Code that draws figures:
****************************************

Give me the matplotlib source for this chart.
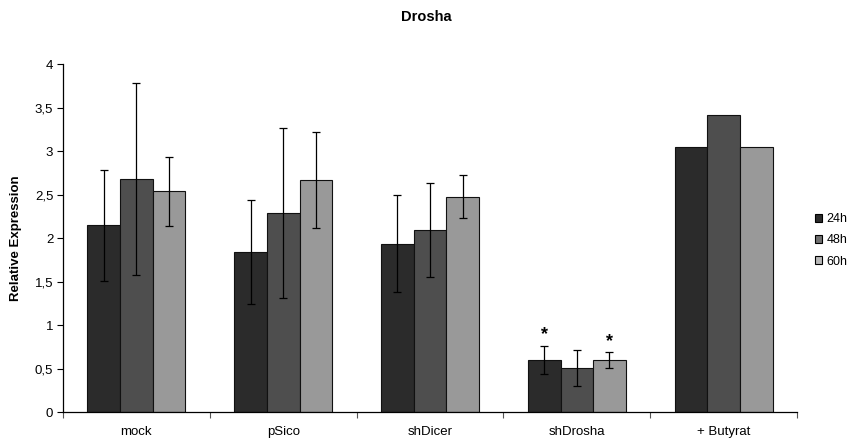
import matplotlib
matplotlib.use("Agg")
import matplotlib.pyplot as plt
import numpy as np
from matplotlib.ticker import FixedLocator, FuncFormatter

plt.rcParams['font.family'] = ['Liberation Sans', 'DejaVu Sans']

categories = ["mock", "pSico", "shDicer", "shDrosha", "+ Butyrat"]
series = ["24h", "48h", "60h"]
values = {
    "24h": [2.15, 1.84, 1.94, 0.60, 3.05],
    "48h": [2.68, 2.29, 2.10, 0.51, 3.42],
    "60h": [2.54, 2.67, 2.48, 0.60, 3.05],
}
errors = {
    "24h": [0.64, 0.60, 0.555, 0.165, np.nan],
    "48h": [1.10, 0.98, 0.54, 0.205, np.nan],
    "60h": [0.40, 0.55, 0.25, 0.09, np.nan],
}
# significance markers: (category index, series name)
significant = [(3, "24h"), (3, "60h")]
yticks = [0, 0.5, 1, 1.5, 2, 2.5, 3, 3.5, 4]

colors = {"24h": "#2b2b2b", "48h": "#4e4e4e", "60h": "#999999"}
legend_colors = {"24h": "#2b2b2b", "48h": "#707070", "60h": "#b8b8b8"}

fig = plt.figure(figsize=(8.49, 4.42), dpi=100)
ax = fig.add_axes([0.0742, 0.0672, 0.8646, 0.7873])

x = np.arange(len(categories))
width = 1 / 4.5
offsets = {"24h": -width, "48h": 0.0, "60h": width}

for s in series:
    pos = x + offsets[s]
    ax.bar(pos, values[s], width=width, color=colors[s], edgecolor="#111111",
           linewidth=0.8, zorder=2)
    err = np.array(errors[s])
    mask = ~np.isnan(err)
    ax.errorbar(pos[mask], np.array(values[s])[mask], yerr=err[mask], fmt="none",
                ecolor="#000000", elinewidth=0.9, capsize=2.6, capthick=0.9, zorder=3)

for ci, s in significant:
    top = values[s][ci] + errors[s][ci]
    ax.text(x[ci] + offsets[s], top + 0.03, "*", ha="center", va="bottom",
            fontsize=13, fontweight="bold")

ax.set_xlim(-0.5, len(categories) - 0.5)
ax.set_ylim(0, 4)
ax.yaxis.set_major_locator(FixedLocator(yticks))
ax.yaxis.set_major_formatter(FuncFormatter(lambda v, p: f"{v:g}".replace(".", ",")))
ax.set_xticks(x)
ax.set_xticklabels(categories, fontsize=9.5)
ax.tick_params(axis="x", length=0, pad=10)
ax.set_xticks(np.arange(-0.5, len(categories)), minor=True)
ax.tick_params(axis="x", which="minor", length=4, width=0.8, direction="out", color="#555555")
ax.tick_params(axis="y", length=4, width=0.8, direction="out", labelsize=9.5, pad=3)

for side in ["top", "right"]:
    ax.spines[side].set_visible(False)
for side in ["left", "bottom"]:
    ax.spines[side].set_linewidth(0.9)
    ax.spines[side].set_color("#000000")

ax.set_ylabel("Relative Expression", fontsize=9.5, fontweight="bold", labelpad=9)
fig.suptitle("Drosha", fontsize=10.5, fontweight="bold", x=0.502, y=0.977)

handles = [plt.Rectangle((0, 0), 1, 1, facecolor=legend_colors[s], edgecolor="#000000",
                         linewidth=0.8) for s in series]
fig.legend(handles, series, loc="center left", bbox_to_anchor=(0.954, 0.456),
           frameon=False, fontsize=9, handlelength=0.6, handleheight=0.6,
           handletextpad=0.3, labelspacing=0.75, borderaxespad=0)

fig.savefig("out.png", dpi=100)
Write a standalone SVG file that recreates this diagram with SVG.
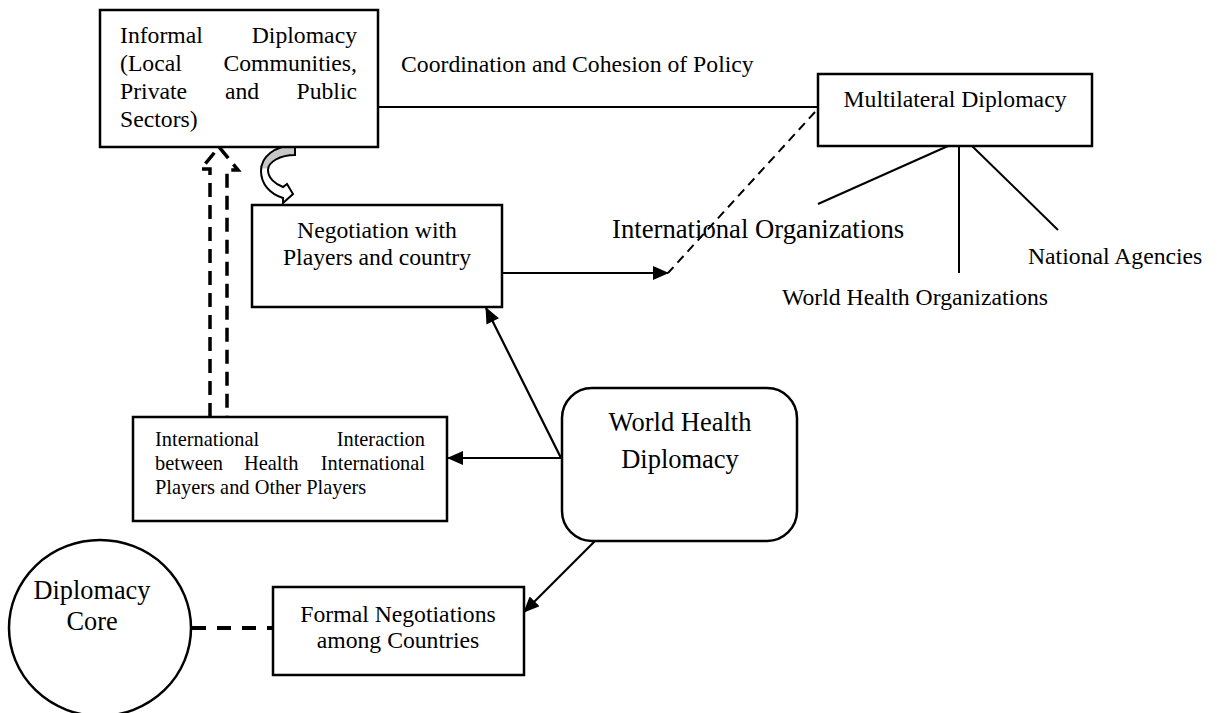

****************************************

▶ [Instruction] Leave the pictures out and reproduce exactly the lines from the top of the listing above through the line with "plt.rcParams['font.family'] = ['Liberation".

▶ [Exercise answer]
Give me the matplotlib source for this chart.
import matplotlib
matplotlib.use("Agg")
import matplotlib.pyplot as plt
import numpy as np
from matplotlib.ticker import FixedLocator, FuncFormatter

plt.rcParams['font.family'] = ['Liberation Sans', 'DejaVu Sans']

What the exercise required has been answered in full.